═════ DATASET CONTENT

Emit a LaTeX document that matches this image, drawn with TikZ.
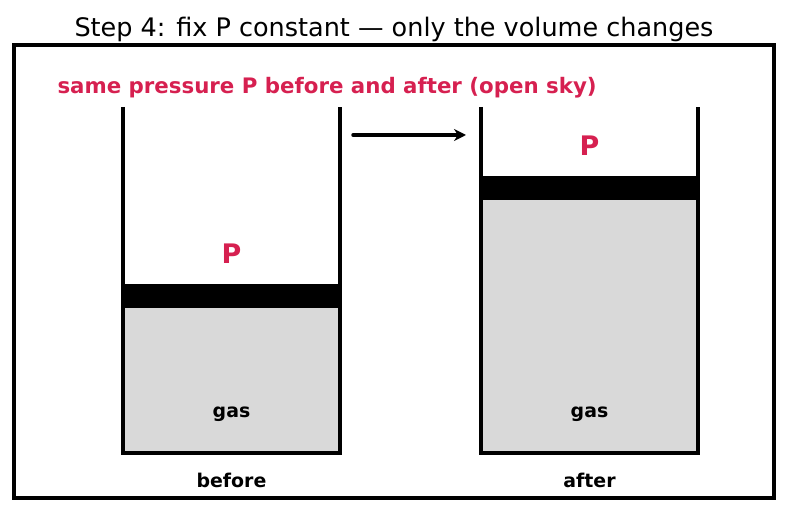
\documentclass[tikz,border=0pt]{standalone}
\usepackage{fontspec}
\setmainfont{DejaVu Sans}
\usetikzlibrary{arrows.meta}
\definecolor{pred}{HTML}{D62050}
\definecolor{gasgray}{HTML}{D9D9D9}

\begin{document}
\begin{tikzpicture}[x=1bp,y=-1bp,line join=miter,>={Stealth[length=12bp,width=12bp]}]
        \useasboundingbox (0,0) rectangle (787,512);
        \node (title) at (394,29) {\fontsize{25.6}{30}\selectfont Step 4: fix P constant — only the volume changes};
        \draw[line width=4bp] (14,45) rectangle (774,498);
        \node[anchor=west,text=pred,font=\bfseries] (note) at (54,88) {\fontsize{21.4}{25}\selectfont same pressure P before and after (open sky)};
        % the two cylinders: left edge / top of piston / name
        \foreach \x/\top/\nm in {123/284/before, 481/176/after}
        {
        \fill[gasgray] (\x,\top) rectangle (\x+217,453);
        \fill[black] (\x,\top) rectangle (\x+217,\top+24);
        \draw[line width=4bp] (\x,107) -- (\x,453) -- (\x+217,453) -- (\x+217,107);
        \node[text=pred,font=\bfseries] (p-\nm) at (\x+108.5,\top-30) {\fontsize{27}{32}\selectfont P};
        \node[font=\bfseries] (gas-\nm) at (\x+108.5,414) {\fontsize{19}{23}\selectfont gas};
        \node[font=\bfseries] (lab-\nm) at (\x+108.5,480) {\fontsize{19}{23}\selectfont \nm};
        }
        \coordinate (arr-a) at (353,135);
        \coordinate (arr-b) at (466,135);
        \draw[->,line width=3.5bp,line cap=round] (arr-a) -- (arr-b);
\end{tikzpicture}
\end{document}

══════════

WORK TO COMPLETE:
Your task is to repeat the data above exactly while excluding the pictures.

RESULT FOR THIS TASK:
Emit a LaTeX document that matches this image, drawn with TikZ.
\documentclass[tikz,border=0pt]{standalone}
\usepackage{fontspec}
\setmainfont{DejaVu Sans}
\usetikzlibrary{arrows.meta}
\definecolor{pred}{HTML}{D62050}
\definecolor{gasgray}{HTML}{D9D9D9}

\begin{document}
\begin{tikzpicture}[x=1bp,y=-1bp,line join=miter,>={Stealth[length=12bp,width=12bp]}]
        \useasboundingbox (0,0) rectangle (787,512);
        \node (title) at (394,29) {\fontsize{25.6}{30}\selectfont Step 4: fix P constant — only the volume changes};
        \draw[line width=4bp] (14,45) rectangle (774,498);
        \node[anchor=west,text=pred,font=\bfseries] (note) at (54,88) {\fontsize{21.4}{25}\selectfont same pressure P before and after (open sky)};
        % the two cylinders: left edge / top of piston / name
        \foreach \x/\top/\nm in {123/284/before, 481/176/after}
        {
        \fill[gasgray] (\x,\top) rectangle (\x+217,453);
        \fill[black] (\x,\top) rectangle (\x+217,\top+24);
        \draw[line width=4bp] (\x,107) -- (\x,453) -- (\x+217,453) -- (\x+217,107);
        \node[text=pred,font=\bfseries] (p-\nm) at (\x+108.5,\top-30) {\fontsize{27}{32}\selectfont P};
        \node[font=\bfseries] (gas-\nm) at (\x+108.5,414) {\fontsize{19}{23}\selectfont gas};
        \node[font=\bfseries] (lab-\nm) at (\x+108.5,480) {\fontsize{19}{23}\selectfont \nm};
        }
        \coordinate (arr-a) at (353,135);
        \coordinate (arr-b) at (466,135);
        \draw[->,line width=3.5bp,line cap=round] (arr-a) -- (arr-b);
\end{tikzpicture}
\end{document}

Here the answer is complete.